Keith, I didn't realize you were asking any questions of me regarding regulations. Four posts ago you made mention of some things government does, but didn't phrase it in a manner in which I perceived you to be asking me to respond to those issues.
However, I still stand by my statement. Maybe I should rephrase slightly to say that government does not produce anything, but just redirects resources. Whatever money government spends is nothing but a reallocation of economic resources from private sector uses to use which those in power deem best or have been bought to redirect those resources to their reelection fund patrons. So I stand by that claim.
The pro-government crowd will often use as an example the intestate highway system as a "good" product of government, but there is no way to know if that money had been spent in the private sector if we would have gotten something more beneficial to society. It is merely presumed that since the results are now deemed arbitrarily to be "good" that it is proof of the goodness of government action.
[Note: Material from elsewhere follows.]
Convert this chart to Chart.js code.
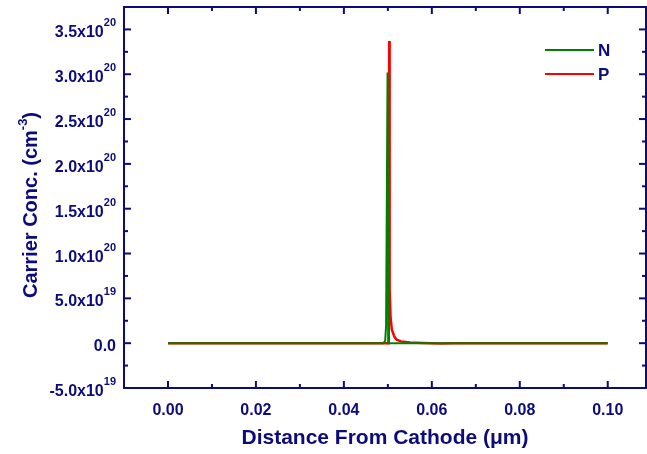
<!DOCTYPE html>
<html>
<head>
<meta charset="utf-8">
<script src="https://cdn.jsdelivr.net/npm/chart.js@4"></script>
<style>
  html, body { margin: 0; padding: 0; background: #fff; }
  #wrap { width: 647px; height: 454px; }
</style>
</head>
<body>
<div id="wrap"><canvas id="myChart" width="647" height="454"></canvas></div>
<script>
// distance (um) and carrier concentration (cm^-3)
const nX = [0, 0.0490, 0.0494, 0.0496, 0.04993, 0.0501, 0.1];
const nY = [0, 0, 3e18, 2e19, 3.02e20, 0, 0];
const pX = [0, 0.0502, 0.0503, 0.0504, 0.0506, 0.0509, 0.0515, 0.0520, 0.0530, 0.0550, 0.0580, 0.0620, 0.0650, 0.1];
const pY = [0, 0, 3.37e20, 6e19, 3e19, 1.5e19, 7e18, 4e18, 2e18, 8e17, 2e17, -3e17, 0, 0];

const xTicks = [0, 0.02, 0.04, 0.06, 0.08, 0.10];
const xMinor = [0.01, 0.03, 0.05, 0.07, 0.09];
const yMant = ['-5.0', '0.0', '5.0', '1.0', '1.5', '2.0', '2.5', '3.0', '3.5'];
const yExp = ['19', '', '19', '20', '20', '20', '20', '20', '20'];
const yTicks = [-5e19, 0, 5e19, 1e20, 1.5e20, 2e20, 2.5e20, 3e20, 3.5e20];
const yMinor = [-2.5e19, 2.5e19, 7.5e19, 1.25e20, 1.75e20, 2.25e20, 2.75e20, 3.25e20];

const navy = '#0b0b7c';
const font = '"Liberation Sans", Arial, sans-serif';

function toPts(xs, ys) {
    return xs.map((x, i) => ({ x: x, y: ys[i] }));
}

const decor = {
    id: 'decor',
    afterDraw(chart) {
        const ctx = chart.ctx;
        const a = chart.chartArea;
        const xs = chart.scales.x;
        const ys = chart.scales.y;
        ctx.save();
        ctx.strokeStyle = navy;
        ctx.lineWidth = 2;
        // top and right border
        ctx.beginPath();
        ctx.moveTo(a.left, a.top);
        ctx.lineTo(a.right, a.top);
        ctx.lineTo(a.right, a.bottom);
        ctx.stroke();

        // inward ticks
        const tick = (x1, y1, x2, y2) => { ctx.beginPath(); ctx.moveTo(x1, y1); ctx.lineTo(x2, y2); ctx.stroke(); };
        xTicks.forEach(v => { const p = xs.getPixelForValue(v); tick(p, a.bottom, p, a.bottom - 7); tick(p, a.top, p, a.top + 7); });
        xMinor.forEach(v => { const p = xs.getPixelForValue(v); tick(p, a.bottom, p, a.bottom - 4); tick(p, a.top, p, a.top + 4); });
        yTicks.forEach(v => { const p = ys.getPixelForValue(v); tick(a.left, p, a.left + 7, p); tick(a.right, p, a.right - 7, p); });
        yMinor.forEach(v => { const p = ys.getPixelForValue(v); tick(a.left, p, a.left + 4, p); tick(a.right, p, a.right - 4, p); });

        // y labels with exponents
        ctx.fillStyle = navy;
        ctx.textBaseline = 'alphabetic';
        yTicks.forEach((v, i) => {
            const p = ys.getPixelForValue(v) + 8;
            const right = a.left - 8;
            ctx.textAlign = 'right';
            if (yExp[i]) {
                ctx.font = 'bold 11px ' + font;
                const ew = ctx.measureText(yExp[i]).width;
                ctx.fillText(yExp[i], right, p - 11);
                ctx.font = 'bold 16px ' + font;
                ctx.fillText(yMant[i] + 'x10', right - ew, p);
            } else {
                ctx.font = 'bold 16px ' + font;
                ctx.fillText(yMant[i], right, p);
            }
        });

        // y title
        ctx.save();
        ctx.translate(37, 205);
        ctx.rotate(-Math.PI / 2);
        const t1 = 'Carrier Conc. (cm';
        const t2 = ')';
        ctx.font = 'bold 13px ' + font;
        const wsup = ctx.measureText('-3').width;
        ctx.font = 'bold 20px ' + font;
        const w1 = ctx.measureText(t1).width;
        const w2 = ctx.measureText(t2).width;
        const total = w1 + wsup + w2;
        ctx.textAlign = 'left';
        ctx.fillText(t1, -total / 2, 0);
        ctx.fillText(t2, -total / 2 + w1 + wsup, 0);
        ctx.font = 'bold 13px ' + font;
        ctx.fillText('-3', -total / 2 + w1, -10);
        ctx.restore();

        // legend
        ctx.textBaseline = 'middle';
        chart.data.datasets.forEach((ds, i) => {
            const yy = 50 + i * 24;
            ctx.strokeStyle = ds.borderColor;
            ctx.lineWidth = 2;
            tick(545, yy, 594, yy);
            ctx.fillStyle = navy;
            ctx.font = 'bold 17px ' + font;
            ctx.textAlign = 'left';
            ctx.fillText(ds.label, 598, yy + 1);
        });
        ctx.restore();
    }
};

const ctx = document.getElementById('myChart').getContext('2d');
const myChart = new Chart(ctx, {
    type: 'line',
    data: {
        datasets: [
            { label: 'N', data: toPts(nX, nY), borderColor: '#008000', borderWidth: 2, pointRadius: 0, tension: 0 },
            { label: 'P', data: toPts(pX, pY), borderColor: '#ff0000', borderWidth: 2.5, pointRadius: 0, tension: 0 }
        ]
    },
    options: {
        responsive: false,
        animation: false,
        layout: { padding: { top: 7, right: 1, left: 0, bottom: 0 } },
        plugins: { legend: { display: false }, tooltip: { enabled: false } },
        scales: {
            x: {
                type: 'linear',
                min: -0.01,
                max: 0.1087,
                afterBuildTicks: (s) => { s.ticks = xTicks.map(v => ({ value: v })); },
                afterFit: (s) => { s.height = 66; },
                grid: { display: false },
                border: { display: true, color: navy, width: 2 },
                ticks: {
                    padding: 5,
                    color: navy,
                    font: { family: font, size: 16, weight: 'bold' },
                    callback: (v) => Number(v).toFixed(2)
                },
                title: {
                    display: true,
                    text: 'Distance From Cathode (\u03bcm)',
                    color: navy,
                    font: { family: font, size: 21, weight: 'bold' },
                    padding: { top: 4, bottom: 3 }
                }
            },
            y: {
                type: 'linear',
                min: -5e19,
                max: 3.75e20,
                afterBuildTicks: (s) => { s.ticks = yTicks.map(v => ({ value: v })); },
                afterFit: (s) => { s.width = 124; },
                grid: { display: false },
                border: { display: true, color: navy, width: 2 },
                ticks: { display: false }
            }
        }
    },
    plugins: [decor]
});
</script>
</body>
</html>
However, the same type of folks who call that a "good" use of government now don't like the consequences that has arisen from the use of that "product" and now make a silly claim of "addiction to foreign oil" to further additional efforts to control our lives. (That "addiction" claim is a bit of economic idiocy left for another time and place.)
It was those roadways that contributed to making Walmart and other such big box stores - so often villified by the left - possible as it made the movement of products to other areas of the country cheaper and faster. It led to the decline of the "mom-and-pop" stores for which so many folks seem to have a nostalgia. It led to the increased use of automobiles to go places as traveling by motor vehicle became more convenient. It led to so-called "urban sprawl" as many people could live a good distance away from their work and use that road system to get to work in a relatively easy and quick manner. Now they are promoting more government "goodness" (CAFE, ethanol, 'lectric cars) and want that same government to shove their solutions down our throats.
As for government being the
only enterprise in the world that expands in size when its failures increase, I stand by that also. I
didn't say that government programs NEVER are reduced (extremely, extremely rare, however), but that government is the only enterprise which can continue to expand when it largely fails at its goals. Private sector business cannot afford to expand if their goals are not being reached. That's why they either go out of business, get bought by someone else or draw back and rethink their business strategies.
As for your life in the world of government contracts, that's a whole other animal, so it doesn't fit in this argument because the politicians funding those contracts are more concerned with throwing money at them to keep their constituents in their home district happy or to trade favors. As an example, there's nothing more idiotic than for the military to have a product forced upon them that they don't want because some Congressman doesn't want jobs eliminated in his home district.
Lastly, I find it amusing that you accuse Thomas Sowell of generating propaganda for the "gullible voting public". The man has a a PhD in economics and writes some of the most thoughtful commentaries around, not to mention numerous books on economics and sociology. You talk about playbooks, but it seems no matter which conservative I bring into a conversation here, that person is eventually dismissed as a corporate mouthpiece, opportunist, propagandist or some other label that avoids any substantive discussion of whatever the issue is. Bummer.
I'm Ed Thompson, and I approve this message.